### [YOUR GOAL]
Transcribe the material exactly. Images do not belong in the copy.

☆ ☆ ☆

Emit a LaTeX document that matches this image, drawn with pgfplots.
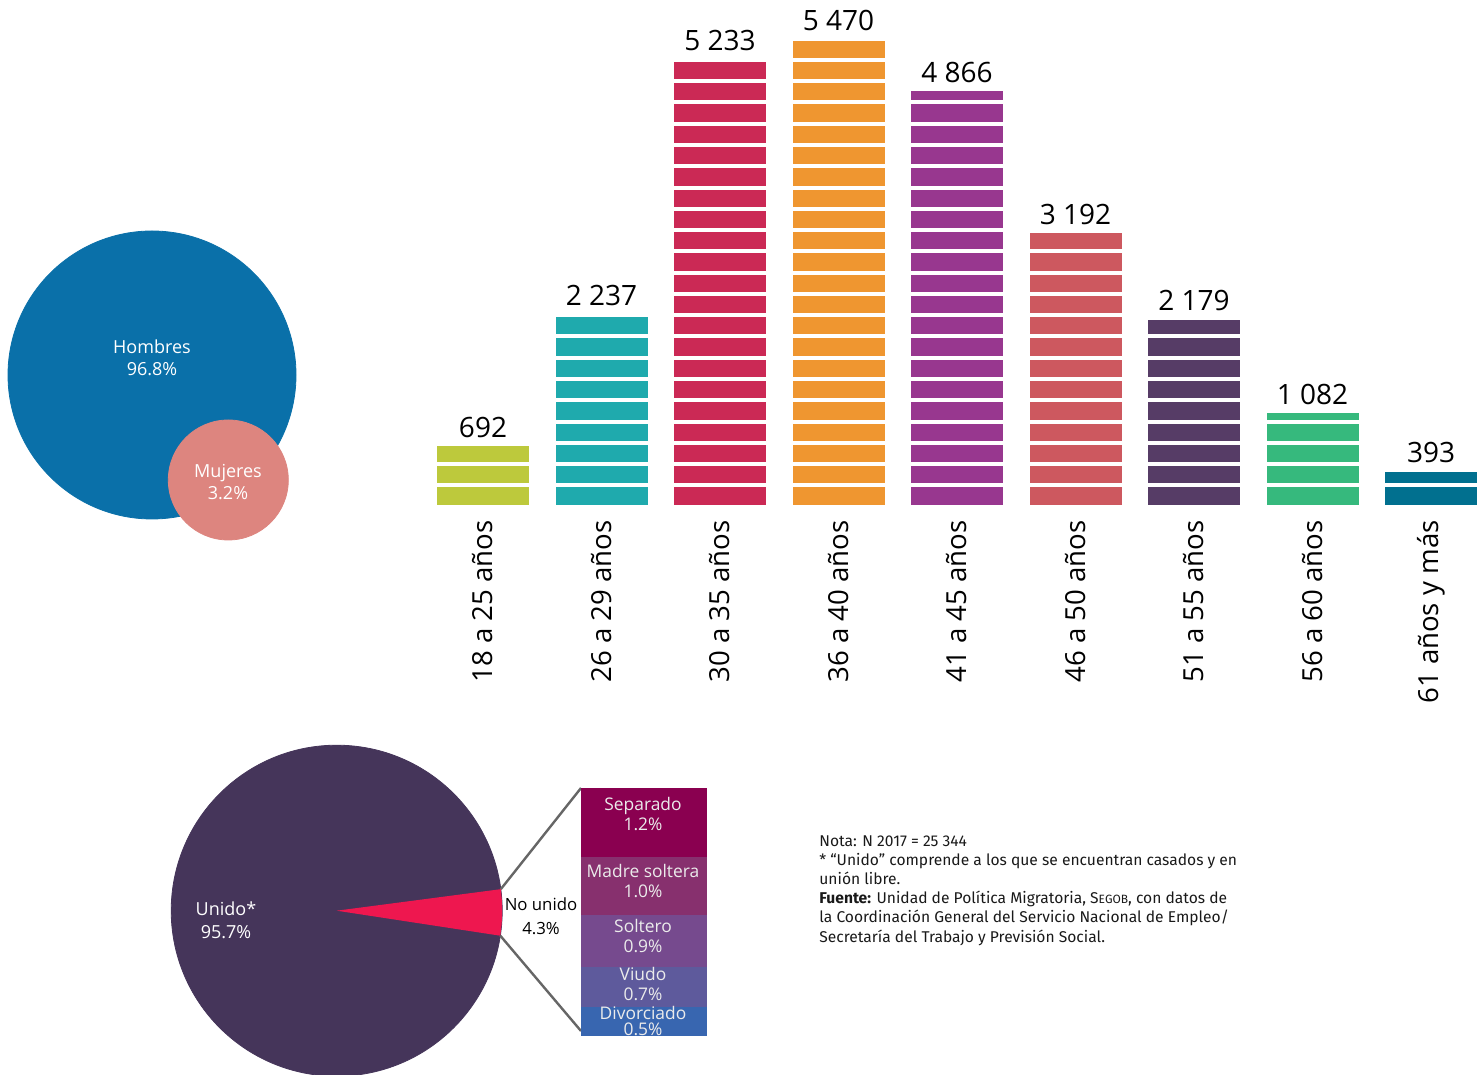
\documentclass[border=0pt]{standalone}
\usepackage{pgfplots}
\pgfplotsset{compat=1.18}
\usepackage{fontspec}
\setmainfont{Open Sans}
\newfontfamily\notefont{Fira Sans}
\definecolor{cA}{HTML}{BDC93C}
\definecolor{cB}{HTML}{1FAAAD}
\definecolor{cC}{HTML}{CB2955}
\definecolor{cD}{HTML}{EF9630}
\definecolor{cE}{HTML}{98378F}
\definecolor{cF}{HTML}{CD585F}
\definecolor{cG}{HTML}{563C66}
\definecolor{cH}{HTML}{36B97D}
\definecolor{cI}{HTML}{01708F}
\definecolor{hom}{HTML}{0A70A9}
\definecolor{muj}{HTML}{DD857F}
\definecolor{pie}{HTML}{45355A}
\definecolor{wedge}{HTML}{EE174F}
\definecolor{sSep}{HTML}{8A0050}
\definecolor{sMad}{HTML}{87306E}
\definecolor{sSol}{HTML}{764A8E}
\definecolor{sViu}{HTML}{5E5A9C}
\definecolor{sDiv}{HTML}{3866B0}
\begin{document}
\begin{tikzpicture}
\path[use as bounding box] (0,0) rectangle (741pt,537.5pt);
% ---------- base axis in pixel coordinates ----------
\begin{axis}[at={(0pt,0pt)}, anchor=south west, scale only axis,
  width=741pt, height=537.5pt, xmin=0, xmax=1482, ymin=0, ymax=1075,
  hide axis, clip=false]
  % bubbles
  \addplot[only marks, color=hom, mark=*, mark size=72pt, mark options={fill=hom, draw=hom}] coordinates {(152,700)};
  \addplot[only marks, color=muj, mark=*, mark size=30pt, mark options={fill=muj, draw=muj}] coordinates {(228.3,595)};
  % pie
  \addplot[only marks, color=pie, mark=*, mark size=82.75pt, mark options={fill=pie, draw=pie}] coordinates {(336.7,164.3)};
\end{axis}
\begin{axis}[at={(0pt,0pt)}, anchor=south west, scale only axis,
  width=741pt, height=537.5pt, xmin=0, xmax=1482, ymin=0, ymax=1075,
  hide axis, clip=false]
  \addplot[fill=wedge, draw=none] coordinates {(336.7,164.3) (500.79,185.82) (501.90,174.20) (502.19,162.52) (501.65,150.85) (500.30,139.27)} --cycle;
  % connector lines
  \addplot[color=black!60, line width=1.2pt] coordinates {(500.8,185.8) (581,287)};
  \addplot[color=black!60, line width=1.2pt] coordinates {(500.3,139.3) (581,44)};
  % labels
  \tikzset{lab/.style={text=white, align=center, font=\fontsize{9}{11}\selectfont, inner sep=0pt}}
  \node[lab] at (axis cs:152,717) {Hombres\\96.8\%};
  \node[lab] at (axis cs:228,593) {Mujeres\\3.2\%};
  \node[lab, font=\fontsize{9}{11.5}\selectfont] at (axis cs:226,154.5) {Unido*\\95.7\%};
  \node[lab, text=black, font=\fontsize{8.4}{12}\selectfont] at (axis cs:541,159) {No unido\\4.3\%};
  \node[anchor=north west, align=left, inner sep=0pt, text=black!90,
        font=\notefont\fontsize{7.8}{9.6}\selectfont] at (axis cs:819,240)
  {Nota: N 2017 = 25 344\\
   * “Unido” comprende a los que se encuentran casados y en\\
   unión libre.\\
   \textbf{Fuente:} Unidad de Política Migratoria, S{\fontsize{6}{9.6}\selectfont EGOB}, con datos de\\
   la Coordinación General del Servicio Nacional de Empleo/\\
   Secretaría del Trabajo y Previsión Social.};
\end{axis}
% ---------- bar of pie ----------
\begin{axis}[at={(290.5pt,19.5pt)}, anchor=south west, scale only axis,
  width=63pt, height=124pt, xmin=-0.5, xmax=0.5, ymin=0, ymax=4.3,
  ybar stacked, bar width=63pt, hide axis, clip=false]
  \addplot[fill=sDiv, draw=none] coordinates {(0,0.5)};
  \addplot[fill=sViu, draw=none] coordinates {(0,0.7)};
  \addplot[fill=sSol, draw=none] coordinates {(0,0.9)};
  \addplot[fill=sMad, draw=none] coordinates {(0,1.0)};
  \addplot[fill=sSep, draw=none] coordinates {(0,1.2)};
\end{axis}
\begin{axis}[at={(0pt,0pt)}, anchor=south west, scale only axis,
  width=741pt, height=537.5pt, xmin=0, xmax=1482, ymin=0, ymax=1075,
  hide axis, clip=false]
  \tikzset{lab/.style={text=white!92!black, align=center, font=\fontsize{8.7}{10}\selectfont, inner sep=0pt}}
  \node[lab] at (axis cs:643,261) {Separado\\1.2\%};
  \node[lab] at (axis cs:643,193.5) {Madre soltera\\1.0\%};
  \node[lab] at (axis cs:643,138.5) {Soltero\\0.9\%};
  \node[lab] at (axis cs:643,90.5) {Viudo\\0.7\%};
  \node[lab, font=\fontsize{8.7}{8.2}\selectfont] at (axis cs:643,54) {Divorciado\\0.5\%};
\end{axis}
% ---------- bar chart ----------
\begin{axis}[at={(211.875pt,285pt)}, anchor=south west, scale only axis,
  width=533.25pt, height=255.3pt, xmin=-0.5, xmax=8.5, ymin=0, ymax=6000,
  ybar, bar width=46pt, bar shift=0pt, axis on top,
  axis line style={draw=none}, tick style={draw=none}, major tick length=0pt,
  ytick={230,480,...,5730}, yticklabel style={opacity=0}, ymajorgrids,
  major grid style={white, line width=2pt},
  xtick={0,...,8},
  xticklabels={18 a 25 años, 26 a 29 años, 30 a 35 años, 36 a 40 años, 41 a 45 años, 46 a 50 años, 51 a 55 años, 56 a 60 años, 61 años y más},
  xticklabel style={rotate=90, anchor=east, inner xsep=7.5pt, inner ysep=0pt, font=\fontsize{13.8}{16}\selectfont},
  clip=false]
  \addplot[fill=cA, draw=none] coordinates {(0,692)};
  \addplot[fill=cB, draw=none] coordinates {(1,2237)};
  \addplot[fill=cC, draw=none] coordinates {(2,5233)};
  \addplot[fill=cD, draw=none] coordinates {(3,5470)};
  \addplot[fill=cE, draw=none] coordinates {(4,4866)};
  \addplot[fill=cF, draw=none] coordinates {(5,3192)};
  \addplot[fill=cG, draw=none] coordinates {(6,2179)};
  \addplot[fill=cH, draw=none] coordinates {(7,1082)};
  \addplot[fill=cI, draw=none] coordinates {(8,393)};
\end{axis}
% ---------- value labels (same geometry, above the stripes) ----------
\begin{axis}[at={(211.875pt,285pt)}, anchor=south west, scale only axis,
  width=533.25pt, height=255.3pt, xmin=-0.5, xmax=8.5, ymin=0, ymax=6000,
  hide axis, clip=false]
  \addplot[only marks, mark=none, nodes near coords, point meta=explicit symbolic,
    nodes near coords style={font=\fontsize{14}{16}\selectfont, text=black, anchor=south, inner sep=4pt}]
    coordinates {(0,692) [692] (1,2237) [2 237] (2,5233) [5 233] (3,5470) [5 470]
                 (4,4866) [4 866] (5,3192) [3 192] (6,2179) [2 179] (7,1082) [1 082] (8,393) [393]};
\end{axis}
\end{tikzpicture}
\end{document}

☆ ☆ ☆

### [RESPONSE TO THIS EXERCISE]
Emit a LaTeX document that matches this image, drawn with pgfplots.
\documentclass[border=0pt]{standalone}
\usepackage{pgfplots}
\pgfplotsset{compat=1.18}
\usepackage{fontspec}
\setmainfont{Open Sans}
\newfontfamily\notefont{Fira Sans}
\definecolor{cA}{HTML}{BDC93C}
\definecolor{cB}{HTML}{1FAAAD}
\definecolor{cC}{HTML}{CB2955}
\definecolor{cD}{HTML}{EF9630}
\definecolor{cE}{HTML}{98378F}
\definecolor{cF}{HTML}{CD585F}
\definecolor{cG}{HTML}{563C66}
\definecolor{cH}{HTML}{36B97D}
\definecolor{cI}{HTML}{01708F}
\definecolor{hom}{HTML}{0A70A9}
\definecolor{muj}{HTML}{DD857F}
\definecolor{pie}{HTML}{45355A}
\definecolor{wedge}{HTML}{EE174F}
\definecolor{sSep}{HTML}{8A0050}
\definecolor{sMad}{HTML}{87306E}
\definecolor{sSol}{HTML}{764A8E}
\definecolor{sViu}{HTML}{5E5A9C}
\definecolor{sDiv}{HTML}{3866B0}
\begin{document}
\begin{tikzpicture}
\path[use as bounding box] (0,0) rectangle (741pt,537.5pt);
% ---------- base axis in pixel coordinates ----------
\begin{axis}[at={(0pt,0pt)}, anchor=south west, scale only axis,
  width=741pt, height=537.5pt, xmin=0, xmax=1482, ymin=0, ymax=1075,
  hide axis, clip=false]
  % bubbles
  \addplot[only marks, color=hom, mark=*, mark size=72pt, mark options={fill=hom, draw=hom}] coordinates {(152,700)};
  \addplot[only marks, color=muj, mark=*, mark size=30pt, mark options={fill=muj, draw=muj}] coordinates {(228.3,595)};
  % pie
  \addplot[only marks, color=pie, mark=*, mark size=82.75pt, mark options={fill=pie, draw=pie}] coordinates {(336.7,164.3)};
\end{axis}
\begin{axis}[at={(0pt,0pt)}, anchor=south west, scale only axis,
  width=741pt, height=537.5pt, xmin=0, xmax=1482, ymin=0, ymax=1075,
  hide axis, clip=false]
  \addplot[fill=wedge, draw=none] coordinates {(336.7,164.3) (500.79,185.82) (501.90,174.20) (502.19,162.52) (501.65,150.85) (500.30,139.27)} --cycle;
  % connector lines
  \addplot[color=black!60, line width=1.2pt] coordinates {(500.8,185.8) (581,287)};
  \addplot[color=black!60, line width=1.2pt] coordinates {(500.3,139.3) (581,44)};
  % labels
  \tikzset{lab/.style={text=white, align=center, font=\fontsize{9}{11}\selectfont, inner sep=0pt}}
  \node[lab] at (axis cs:152,717) {Hombres\\96.8\%};
  \node[lab] at (axis cs:228,593) {Mujeres\\3.2\%};
  \node[lab, font=\fontsize{9}{11.5}\selectfont] at (axis cs:226,154.5) {Unido*\\95.7\%};
  \node[lab, text=black, font=\fontsize{8.4}{12}\selectfont] at (axis cs:541,159) {No unido\\4.3\%};
  \node[anchor=north west, align=left, inner sep=0pt, text=black!90,
        font=\notefont\fontsize{7.8}{9.6}\selectfont] at (axis cs:819,240)
  {Nota: N 2017 = 25 344\\
   * “Unido” comprende a los que se encuentran casados y en\\
   unión libre.\\
   \textbf{Fuente:} Unidad de Política Migratoria, S{\fontsize{6}{9.6}\selectfont EGOB}, con datos de\\
   la Coordinación General del Servicio Nacional de Empleo/\\
   Secretaría del Trabajo y Previsión Social.};
\end{axis}
% ---------- bar of pie ----------
\begin{axis}[at={(290.5pt,19.5pt)}, anchor=south west, scale only axis,
  width=63pt, height=124pt, xmin=-0.5, xmax=0.5, ymin=0, ymax=4.3,
  ybar stacked, bar width=63pt, hide axis, clip=false]
  \addplot[fill=sDiv, draw=none] coordinates {(0,0.5)};
  \addplot[fill=sViu, draw=none] coordinates {(0,0.7)};
  \addplot[fill=sSol, draw=none] coordinates {(0,0.9)};
  \addplot[fill=sMad, draw=none] coordinates {(0,1.0)};
  \addplot[fill=sSep, draw=none] coordinates {(0,1.2)};
\end{axis}
\begin{axis}[at={(0pt,0pt)}, anchor=south west, scale only axis,
  width=741pt, height=537.5pt, xmin=0, xmax=1482, ymin=0, ymax=1075,
  hide axis, clip=false]
  \tikzset{lab/.style={text=white!92!black, align=center, font=\fontsize{8.7}{10}\selectfont, inner sep=0pt}}
  \node[lab] at (axis cs:643,261) {Separado\\1.2\%};
  \node[lab] at (axis cs:643,193.5) {Madre soltera\\1.0\%};
  \node[lab] at (axis cs:643,138.5) {Soltero\\0.9\%};
  \node[lab] at (axis cs:643,90.5) {Viudo\\0.7\%};
  \node[lab, font=\fontsize{8.7}{8.2}\selectfont] at (axis cs:643,54) {Divorciado\\0.5\%};
\end{axis}
% ---------- bar chart ----------
\begin{axis}[at={(211.875pt,285pt)}, anchor=south west, scale only axis,
  width=533.25pt, height=255.3pt, xmin=-0.5, xmax=8.5, ymin=0, ymax=6000,
  ybar, bar width=46pt, bar shift=0pt, axis on top,
  axis line style={draw=none}, tick style={draw=none}, major tick length=0pt,
  ytick={230,480,...,5730}, yticklabel style={opacity=0}, ymajorgrids,
  major grid style={white, line width=2pt},
  xtick={0,...,8},
  xticklabels={18 a 25 años, 26 a 29 años, 30 a 35 años, 36 a 40 años, 41 a 45 años, 46 a 50 años, 51 a 55 años, 56 a 60 años, 61 años y más},
  xticklabel style={rotate=90, anchor=east, inner xsep=7.5pt, inner ysep=0pt, font=\fontsize{13.8}{16}\selectfont},
  clip=false]
  \addplot[fill=cA, draw=none] coordinates {(0,692)};
  \addplot[fill=cB, draw=none] coordinates {(1,2237)};
  \addplot[fill=cC, draw=none] coordinates {(2,5233)};
  \addplot[fill=cD, draw=none] coordinates {(3,5470)};
  \addplot[fill=cE, draw=none] coordinates {(4,4866)};
  \addplot[fill=cF, draw=none] coordinates {(5,3192)};
  \addplot[fill=cG, draw=none] coordinates {(6,2179)};
  \addplot[fill=cH, draw=none] coordinates {(7,1082)};
  \addplot[fill=cI, draw=none] coordinates {(8,393)};
\end{axis}
% ---------- value labels (same geometry, above the stripes) ----------
\begin{axis}[at={(211.875pt,285pt)}, anchor=south west, scale only axis,
  width=533.25pt, height=255.3pt, xmin=-0.5, xmax=8.5, ymin=0, ymax=6000,
  hide axis, clip=false]
  \addplot[only marks, mark=none, nodes near coords, point meta=explicit symbolic,
    nodes near coords style={font=\fontsize{14}{16}\selectfont, text=black, anchor=south, inner sep=4pt}]
    coordinates {(0,692) [692] (1,2237) [2 237] (2,5233) [5 233] (3,5470) [5 470]
                 (4,4866) [4 866] (5,3192) [3 192] (6,2179) [2 179] (7,1082) [1 082] (8,393) [393]};
\end{axis}
\end{tikzpicture}
\end{document}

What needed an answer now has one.